This little number comes from our very own Vincent Chen. Read on!

We here at Ninja Pants have received a fair amount of feedback expressing concern about strict standards and the ramifications of negative reviews towards the Asian American music community. Albums from megastars with cult followings like Lyrics Born and Ken Oak Band have been trashed by writers here, including yours truly. But beyond the pedestrian debate as to whether we are too harsh or if the music is just simply bad, I wonder, “How much are we as writers influenced by stereotypes and the dominant ideology ourselves?”

Asian American musicians and artists face certain obstacles as barriers to entry into the contemporary mainstream pop charts and public eye. In a market dominated by images of William Hung and Yo-Yo Ma as some of the most prominent faces out there, of course the popular ideology is going to formulate stereotypes of Asians ranging on the extremes of a laughable spectacle to a dull cellist. Neither really convey any style that resembles the cool, hip vibe that seems mandatory to receive any real cred in both pop music and the subcultures of indie rock and underground Hip Hop. Combined with other racist notions of Asian males being meek, asexual nerds, does this popular musical representation make us take artists like Surprise Surprise or Notorious MSG less seriously than we should?

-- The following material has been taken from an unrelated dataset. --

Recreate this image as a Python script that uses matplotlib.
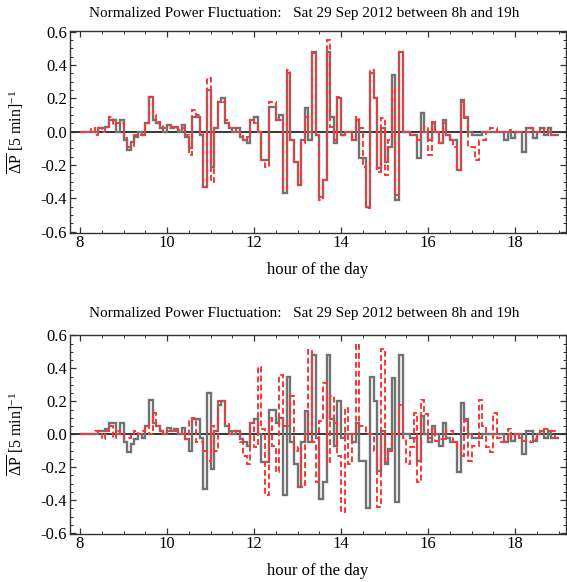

Moreover, does being conscious that institutional and structural racism exists remove me from being influenced by the same hegemonic notions that can be intentionally reproduced by the rich, white CEOs of record companies? Just because I know that the heads of news corporations, FOX, and American Idol purposefully chose to represent William Hung the way he was represented, does not remove me from buying into it, does it? At the very least, this knowledge does not impact the amount of exposure I receive. Ergo, being conscious of all the inequality of racial and cultural representation in mass media does not necessarily leave me immune to letting it affect me, perhaps in subtle or even subconscious ways.

Therefore, one must wonder how much we, as members of the Asian American community, have internalized self-hating notions about our own people not only in music, but all walks of life. We feel this burn every time we cringe internally when worrying about being “too Asian”, hanging out with too many or only Asians, or being embarrassed when family members speak broken English in public. As much as I want to portray a proud identity of myself as an Asian American with no history of insecurities, there is no doubt many of us go through these same growing pains during our earlier years trying to discover and decide who we are.

Returning this discussion back to the music scene, it is probably impossible to discern how much of our opinions are based upon legitimately objective ears as music critics or by social constructions perpetuated through individual, ideological, and institutional influences. I guess it’s just the old nature vs. nurture argument in a way, and no doubt it’s hella scary to think that we are all more products of our environments than we’d like to be. Regardless, let me end with a toast to the promise of groundbreaking Asian American artists that can throw down existing stereotypes and help us all break the chains holding us down with some good music, growing exposure in new and positive roles, and ultimately greater prominence.

We must realize that we need to actively participate in defining our own self-identities by sifting through all the bullshit and thinking critically. Kind of like how we should tackle music reviews too.